Dans un précédent article, nous évoquions la jurisprudence en vertu de laquelle : SI l'intention de l’assuré était de contourner la loi successorale, par le biais d'une donation déguisée, la prime doit être rapportée à la succession et produira intérêts avec capitalisation annuelle à compter de la date du décès (CA Bordeaux, 21 octobre 2014).
1. En droit : l’assurance-vie est un contrat aléatoire
Le contrat d'assurance est "par nature aléatoire" (C. civ. art. 1964).
Sont dépourvus d’aléa les contrats souscrits "in extremis" afin d'éluder les dispositions successorales ou fiscales.
Dans pareille hypothèse, le contrat d’assurance vie peut être requalifié en donation si les circonstances révèlent la volonté du souscripteur de se dépouiller de manière irrévocable.
La conséquence en est que les primes seront rapportées à la succesion.
2. Rappel de la jurisprudence : sans aléa, il n’y a pas d’assurance-vie
C'est ainsi, par exemple, qu'après avoir retenu que la souscription avait eu lieu un mois avant le décès et que les versements ne pouvaient pas être destinés à assurer un complément de retraite en raison de l'état avancé de la maladie de l'assuré, les juges du fond ont à juste titre caractérisé l'absence d'aléa et exclu la qualification de contrat d'assurance sur la vie, de sorte que les primes devaient être rapportées à la succession (Cass. 1re civ., 4 juill. 2007 – CA Orléans, 3 oct. 2011, n° 09/01738 – CA Pau, 1re ch., 31 mars 2011).

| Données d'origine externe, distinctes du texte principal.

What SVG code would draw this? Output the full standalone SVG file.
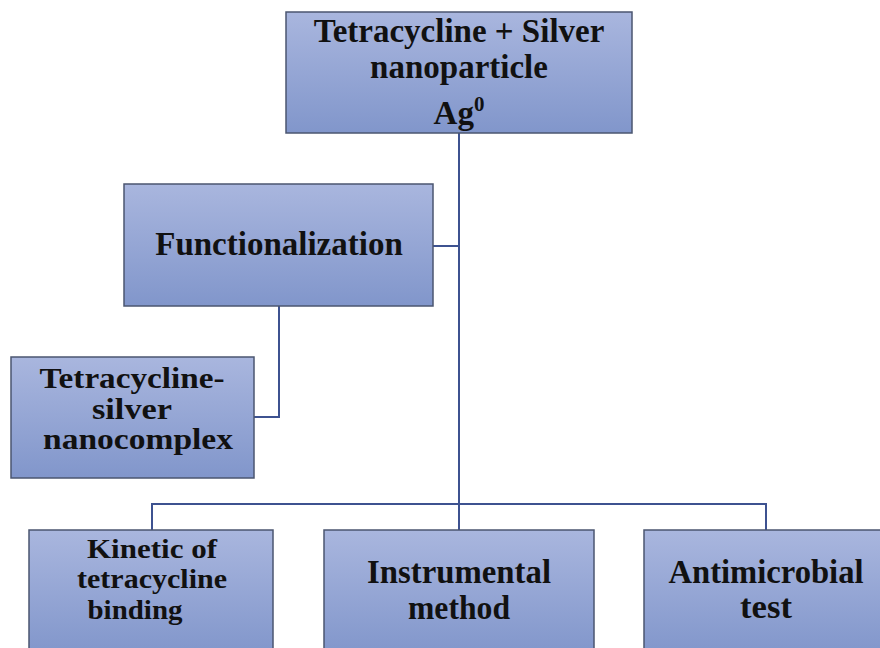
<svg xmlns="http://www.w3.org/2000/svg" width="880" height="648" viewBox="0 0 880 648">
<defs>
<linearGradient id="g" x1="0" y1="0" x2="0" y2="1">
<stop offset="0" stop-color="#a9b6de"/>
<stop offset="1" stop-color="#8196cb"/>
</linearGradient>
<style>
.box{fill:url(#g);stroke:#4b5670;stroke-width:1.5}
.t{font-family:"Liberation Serif","Times New Roman",serif;font-weight:bold;fill:#111;text-anchor:middle}
.big{font-size:33px}
.n{font-size:30px}
.c{font-size:33px}
.k{font-size:28px}
.con{fill:none;stroke:#3d5290;stroke-width:2}
</style>
</defs>
<rect width="880" height="648" fill="#fff"/>
<g id="connectors">
<path class="con" d="M459 133 V504"/>
<path class="con" d="M433 246 H459"/>
<path class="con" d="M279 306 V417 H254"/>
<path class="con" d="M152 530 V504 H766 V530"/>
<path class="con" d="M459 504 V530"/>
</g>
<g id="top">
<rect class="box" x="286" y="12" width="346" height="121"/>
<text class="t big" x="459" y="42">Tetracycline + Silver</text>
<text class="t big" x="459" y="78">nanoparticle</text>
<text class="t big" x="459" y="124">Ag<tspan font-size="21" dy="-13">0</tspan></text>
</g>
<g id="functionalization">
<rect class="box" x="124" y="184" width="309" height="122"/>
<text class="t big" x="279" y="255">Functionalization</text>
</g>
<g id="nanocomplex">
<rect class="box" x="11" y="357" width="243" height="121"/>
<text class="t n" x="132" y="388" textLength="185" lengthAdjust="spacingAndGlyphs">Tetracycline-</text>
<text class="t n" x="132" y="419" textLength="80" lengthAdjust="spacingAndGlyphs">silver</text>
<text class="t n" x="138" y="449" textLength="190" lengthAdjust="spacingAndGlyphs">nanocomplex</text>
</g>
<g id="kinetic">
<rect class="box" x="29" y="530" width="244" height="125"/>
<text class="t k" x="152" y="558" textLength="130" lengthAdjust="spacingAndGlyphs">Kinetic of</text>
<text class="t k" x="152" y="588" textLength="150" lengthAdjust="spacingAndGlyphs">tetracycline</text>
<text class="t k" x="135" y="619" textLength="95" lengthAdjust="spacingAndGlyphs">binding</text>
</g>
<g id="instrumental">
<rect class="box" x="324" y="530" width="270" height="125"/>
<text class="t c" x="459" y="583" textLength="184" lengthAdjust="spacingAndGlyphs">Instrumental</text>
<text class="t c" x="459" y="619" textLength="102" lengthAdjust="spacingAndGlyphs">method</text>
</g>
<g id="antimicrobial">
<rect class="box" x="644" y="530" width="245" height="125"/>
<text class="t c" x="766" y="583" textLength="195" lengthAdjust="spacingAndGlyphs">Antimicrobial</text>
<text class="t c" x="766" y="618" textLength="52" lengthAdjust="spacingAndGlyphs">test</text>
</g>
</svg>
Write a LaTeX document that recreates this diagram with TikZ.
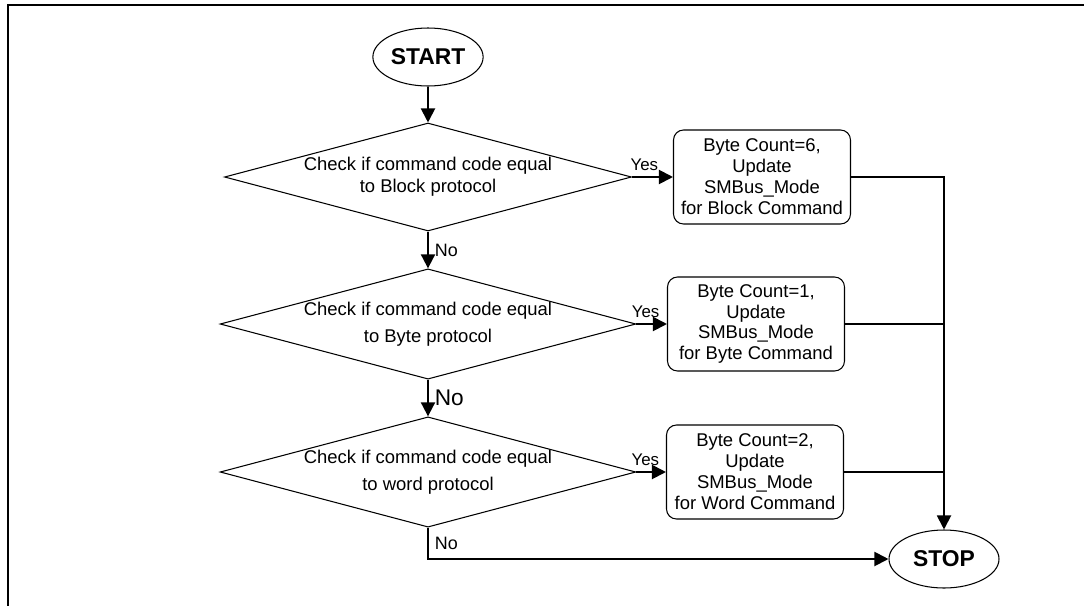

De même, une cour d'appel, après avoir observé que le souscripteur, atteint d'un cancer et ayant cessé toutes activités, avait souscrit trois contrats d'assurance vie quelques mois avant son décès à la suite de l'aggravation régulière de son état, a pu à bon droit en déduire l'absence d'aléa au moment de la souscription ainsi que le caractère illusoire de la faculté de rachat et la volonté actuelle et irrévocable du souscripteur de se dépouiller au profit du bénéficiaire (Cass. 1re civ., 26 oct. 2011).
Tel est aussi le cas d'un souscripteur, âgé de 95 ans, atteint de la maladie de Parkinson à un stade avancé et qui est décédé un an après la souscription du contrat litigieux.
La souscription de ce contrat n'était pas destinée à lui assurer un complément de retraite à cette époque de son existence et dans son état avancé de maladie, et qu'il n'y avait pas de véritable aléa dans les dispositions prises. Le montant de la prime versée doit être rapporté à la succession (par ex. CA Aix-en-Provence, 9 avr. 2013).
La jurisprudence s'attache donc à trouver l'intention libérale dans divers éléments du contrat passé, qui sont les suivants :
- Soit que l'espérance de vie de l'assuré ait été quasi nulle : le souscripteur âgé de 92 ans, était de santé fragile et sortait de l'hôpital ; il n'y avait pas d'aléa (CA Aix-en-Provence, 26 janv. 2012).
- Soit l'inutilité du placement envisagé : la Cour de cassation casse partiellement un arrêt de la Cour d’appel de PARIS[1] sur le fondement de l'article L. 132-13 du Code des assurances.
Nouvelle illustrations jurisprudentielle :
Selon ce texte, les primes versées par le souscripteur d'un contrat d'assurance-vie ne sont rapportables à la succession que si elles présentent un caractère manifestement exagéré eu égard aux facultés du souscripteur.
Un tel caractère s'apprécie au moment du versement, au regard de l'âge, des situations patrimoniale et familiale du souscripteur, ainsi que de l'utilité du contrat pour celui-ci.
En ne recherchant pas, comme elle y était invitée, si le contrat présentait un intérêt pour le souscripteur, la cour d'appel n'a pas donné de base légale à sa décision[2].